Megan Heeres
Through interactive sculpture, installation, and papermaking, Megan Heeres explores the physical capacity of materials, mechanisms, and processes, seeking “to reveal something unintended—something that grows and moves and reacts to the world around it.” Heeres’ work is essentially driven by her interest “in the tenuous nature of things, the delicate cusp between decay and health, function and non-function, inside and outside, between natural and human-made.”
In her investigation of forms, materials, and relationships, Heeres lures the viewer to become part of her exploration, through helping to make the sculptures operate, observing the works’ fragile relationship with gravity and inertia, and experiencing their unpredictable movement and their potential failure.

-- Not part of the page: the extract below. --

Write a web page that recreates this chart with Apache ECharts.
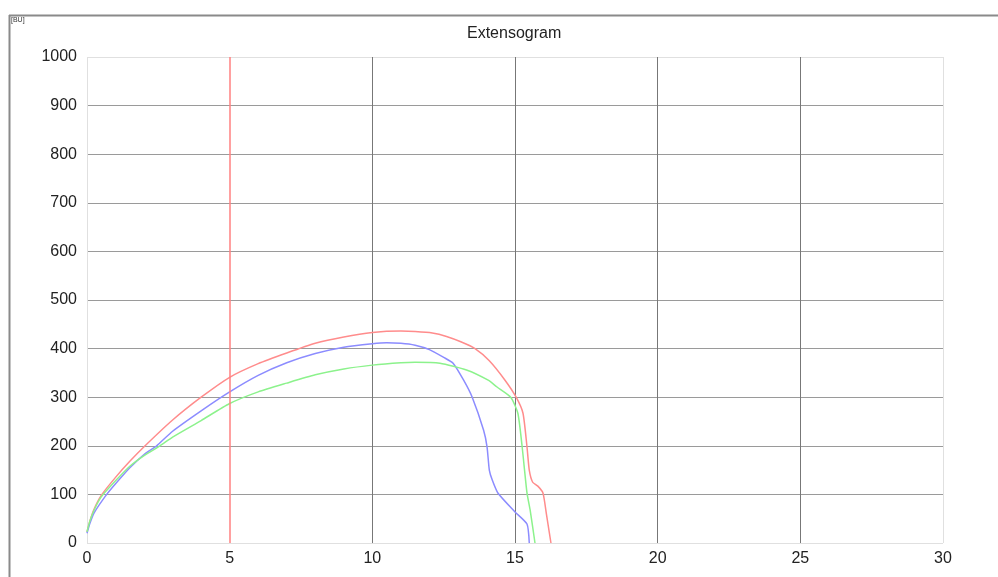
<!DOCTYPE html>
<html>
<head>
<meta charset="utf-8">
<script src="https://cdn.jsdelivr.net/npm/echarts@6/dist/echarts.min.js"></script>
<style>html,body{margin:0;padding:0;background:#fff}#c{width:998px;height:577px}</style>
</head>
<body>
<div id="c"></div>
<script>
var titleText = 'Extensogram';
var unitLabel = '[BU]';
var markerX = 5;
var redX = [0,0.1,0.25,0.5,1,1.5,2,3,4,5,6,7,8,9,10,11,11.5,12.1,12.6,13.1,13.6,14.1,14.65,15.04,15.28,15.42,15.5,15.62,15.8,15.98,16.1,16.26];
var redY = [23,45,70,98,135,168,198,253,300,341,369,391,411,424,433,436,435,432,425,414,400,375,335,300,267,198,150,125,117,103,60,0];
var blueX = [0,0.1,0.25,0.69,1,1.5,2,2.44,3,4,5,6,7,8,9,10,10.5,11,11.5,12,12.5,12.83,13.2,13.5,13.9,14.02,14.1,14.2,14.4,15.0,15.42,15.5];
var blueY = [20,40,62,100,122,155,182,200,230,272,311,345,371,390,403,410,412,411,407,398,382,370,335,300,232,198,150,130,103,64,39,0];
var greenX = [0,0.1,0.25,0.5,1,1.5,2,2.56,3,4,5,6,7,8,9,10,11,11.5,12.37,13.3,14.06,14.37,14.85,15.1,15.25,15.42,15.53,15.7];
var greenY = [23,45,68,95,128,158,180,200,218,252,287,311,329,346,358,366,371,372,370,356,335,321,300,267,198,103,68,0];
var xTicks = [0,5,10,15,20,25,30];
var yTicks = [0,100,200,300,400,500,600,700,800,900,1000];

function pairs(xs, ys){ return xs.map(function(x,i){ return [x, ys[i]]; }); }

var xSplitColors = xTicks.map(function(v,i){ return (i===0||i===xTicks.length-1)?'#e0e0e0':(v===markerX?'rgba(0,0,0,0)':'#777'); });
var ySplitColors = yTicks.map(function(v,i){ return (i===0||i===yTicks.length-1)?'#e0e0e0':'#9a9a9a'; });

var chart = echarts.init(document.getElementById('c'), null, {renderer:'canvas'});
chart.setOption({
  animation:false,
  backgroundColor:'#fff',
  title:{text:titleText, left:462, top:21, textStyle:{fontFamily:'Liberation Sans, Arial', fontSize:16, fontWeight:'normal', color:'#222'}},
  grid:{left:87, right:55, top:57, bottom:34, containLabel:false},
  xAxis:{type:'value', min:0, max:30, interval:5,
    axisLine:{show:false}, axisTick:{show:false},
    axisLabel:{fontFamily:'Liberation Sans, Arial', fontSize:16, color:'#222', margin:8, formatter:function(v){return String(v);}},
    splitLine:{show:true, lineStyle:{color:xSplitColors, width:1}}},
  yAxis:{type:'value', min:0, max:1000, interval:100,
    axisLine:{show:false}, axisTick:{show:false},
    axisLabel:{fontFamily:'Liberation Sans, Arial', fontSize:16, color:'#222', margin:10, formatter:function(v){return String(v);}},
    splitLine:{show:true, lineStyle:{color:ySplitColors, width:1}}},
  graphic:[
    {type:'line', shape:{x1:9, y1:15.5, x2:998, y2:15.5}, style:{stroke:'#8a8a8a', lineWidth:2}},
    {type:'line', shape:{x1:9.5, y1:15, x2:9.5, y2:577}, style:{stroke:'#8a8a8a', lineWidth:2}},
    {type:'text', left:11, top:17, style:{text:unitLabel, fontSize:7, fontFamily:'Liberation Sans, Arial', fill:'#333'}}
  ],
  series:[
    {type:'line', name:'red', data:pairs(redX, redY), showSymbol:false, symbol:'none', smooth:0.2, lineStyle:{color:'#ff8c8c', width:1.5}, z:3,
      markLine:{silent:true, symbol:'none', label:{show:false}, lineStyle:{color:'#ff8080', type:'solid', width:1.5}, data:[{xAxis:markerX}]}},
    {type:'line', name:'blue', data:pairs(blueX, blueY), showSymbol:false, symbol:'none', smooth:0.2, lineStyle:{color:'#8c8cff', width:1.5}, z:3},
    {type:'line', name:'green', data:pairs(greenX, greenY), showSymbol:false, symbol:'none', smooth:0.2, lineStyle:{color:'#8cf28c', width:1.5}, z:3}
  ]
});
</script>
</body>
</html>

A native Michigander, Megan Heeres returned home from the West Coast in 2007 to study at Cranbrook Academy of Art, fell in love with Detroit, and settled here. Megan has maintained an active studio art practice in the city and is a represented artist at Simone DeSousa Gallery.
Megan participates in projects locally and nationally, most recently at Bravin Lee Programs and at PARMER in New York City, and her Invasive Paper Project throughout Detroit. She is actively involved in the greater arts community in SE Michigan, as a visiting critic to area universities, as well as working in different neighborhoods on a range of projects.
Megan continually presents her work in numerous forms in group exhibitions, as a panelist and speaker at conferences, artist residencies and workshops all over the states and abroad.